Histoire : Sur les traces de J-S. Bach, de Gilles Cantagrel (Buchet-Chastel)
« Même si son génie est rebelle à toute description, à tout commentaire » Gilles Cantagrel est lassé des « récits légendaires » qui brouillent la réalité de J-S Bach. Celui qui inlassablement depuis un demi-siècle éclaire son oeuvre, fait une synthèse limpide des vérité(s) établies, pour permettre à chacun de mieux vivre sa musique.
Débarrasser le génie des banalités et des idées reçues.
‘Tombé dans un profond oubli’, ‘une veuve Anna Magdalena dans le dénuement le plus complet’, ‘le cinquième évangéliste’, … Inlassablement, malgré ses milliers de pages déjà écrites depuis 1984 pour faciliter l’accès à Jean Sébastien Bach, Gilles Cantagrel ne se résout toujours pas à 83 ans de laisser perdurer les « innombrables erreurs qui ont sédimenté avec le temps et contribué à élaborer des récits légendaires ». L’objet de cette ultime enquête est né, reconnait-il d’emblée « d’une lassitude de lire et d’entendre constamment répétées les mêmes banalités, idées reçues, légendes controuvées et mêmes grossières erreurs, rabâchées depuis des décennies sans la moindre source autre que des ouï-dire. »
Mais au-delà de la rigoureuse mise au point sur le savoir disponible sur Bach, c’est d’abord une synthèse du travail de (quasi) toute une vie de recherches, de pérégrinations, et de passions intellectuelles. Loin de la synthèse froide, Gilles Cantagrel nous fait vivre Bach, de son itinéraire – de Eisenach à Leipzig – aux querelles professionnelles (souvent liées à un sentiment d’iniquité), de sa réception de son vivant, à celles multiples de sa postérité. Avec toujours l’exigence de ne dire que ce qui est vérifié, pointant les parts d’ombre qui restent nombreuses à éclairer.
Les « bobards » ont la peau dure
Synthèse de l’immense littérature historique scientifique accumulée et disponible, à la Fondation Bach-Archiv, il ne faut pas moins de 440 pages (hors notes et bibliographie sélective), pour (tenter de) débarrasser le Cantor des contrevérités et brosser toute la réalité de l’homme, de son génie, de ses mystères.

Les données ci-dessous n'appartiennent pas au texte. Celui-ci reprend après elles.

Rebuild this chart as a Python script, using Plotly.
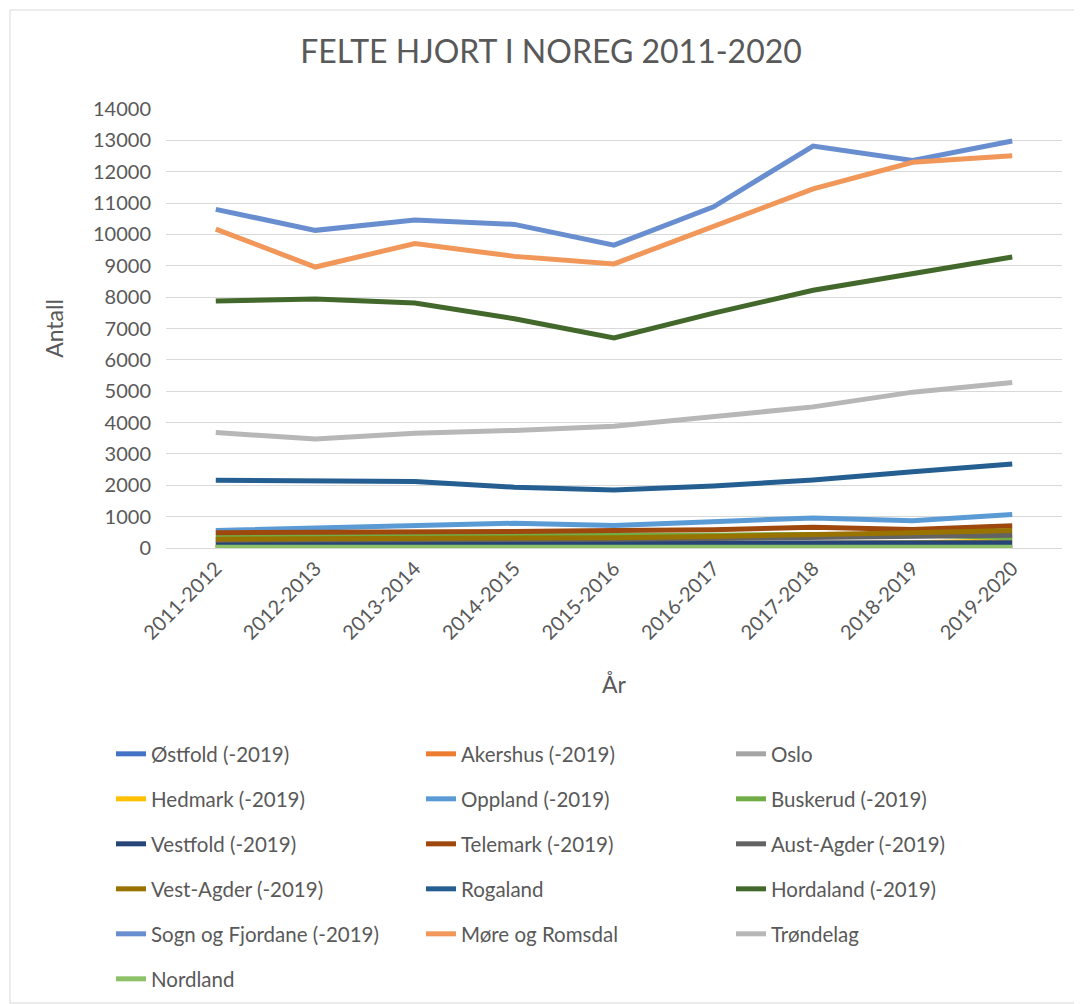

Une démarche par questionnement méthodique
En 16 chapitres thématiques, ouverts par une ou des questions que peut se poser l’amateur, Gilles Cantagrel aborde tous les aspects biographiques et historiques de Bach et ses proches, sa postérité et sa réception. Méthodiquement à la manière d’un Hercule Poirot sur le terrain ou d’un Sherlock Holmes par son immense érudition du contexte historique, le musicologue répond à chaque problématique. 16 récits autonomes, écrits dans une langue accessible, où effleure l’admiration et la passion; ce qui n’empêche nullement au chercheur de revenir sur son parcours personnel voir sa relation intime, toutes les deux nourris de rencontres et de visites sur les lieux de vie du compositeur.
Difficile de tout reprendre, chacun en fonction de sa relation avec Bach y trouvera un nouvel éclairage, une nouvelle bonne raison de revenir à telle ou telle oeuvre. Les chapitres sur le caractère soi-disant irascible de Bach, sur la façon dont il vivait sa cécité, sa foi, sont presque bouleversants. La description entre autres Leipzig où Bach a séjourné de 1723 à 1750, ville moderne, pour son mode de vie et son élégance, où il aimait se promener, du foyer familial balaient le mythe de l’austérité. Chez les Bach, on aime s’amuser et plaisanter avec un gout prononcé pour le « quodlibet » proche du « cadavre exquis » surréaliste dont la forme la plus sublimée reste la dernière Variations Goldberg…
Le mur de verre déformant de l’histoire
La réussite de Cantagrel est de permettre dans une langage simple à tout mélomane de traverser le mur de verre déformant de l’histoire, de cerner les ressorts de l’œuvre, de saisir son esthétique des passions, sans omettre ses passages de « grand silence » (« lassitude et maturation »). Au plus prés du mystère de la création artistique, l’auteur du livre séminal Le Moulin et la Rivière (Fayard, 1998) sait donner envie de (mieux) l’écouter. Et offre un magnifique exemple de sobriété biographique, de démarche historique et de sincère fascination. Indispensable pour tout mélomane, fervent de Bach ou pas.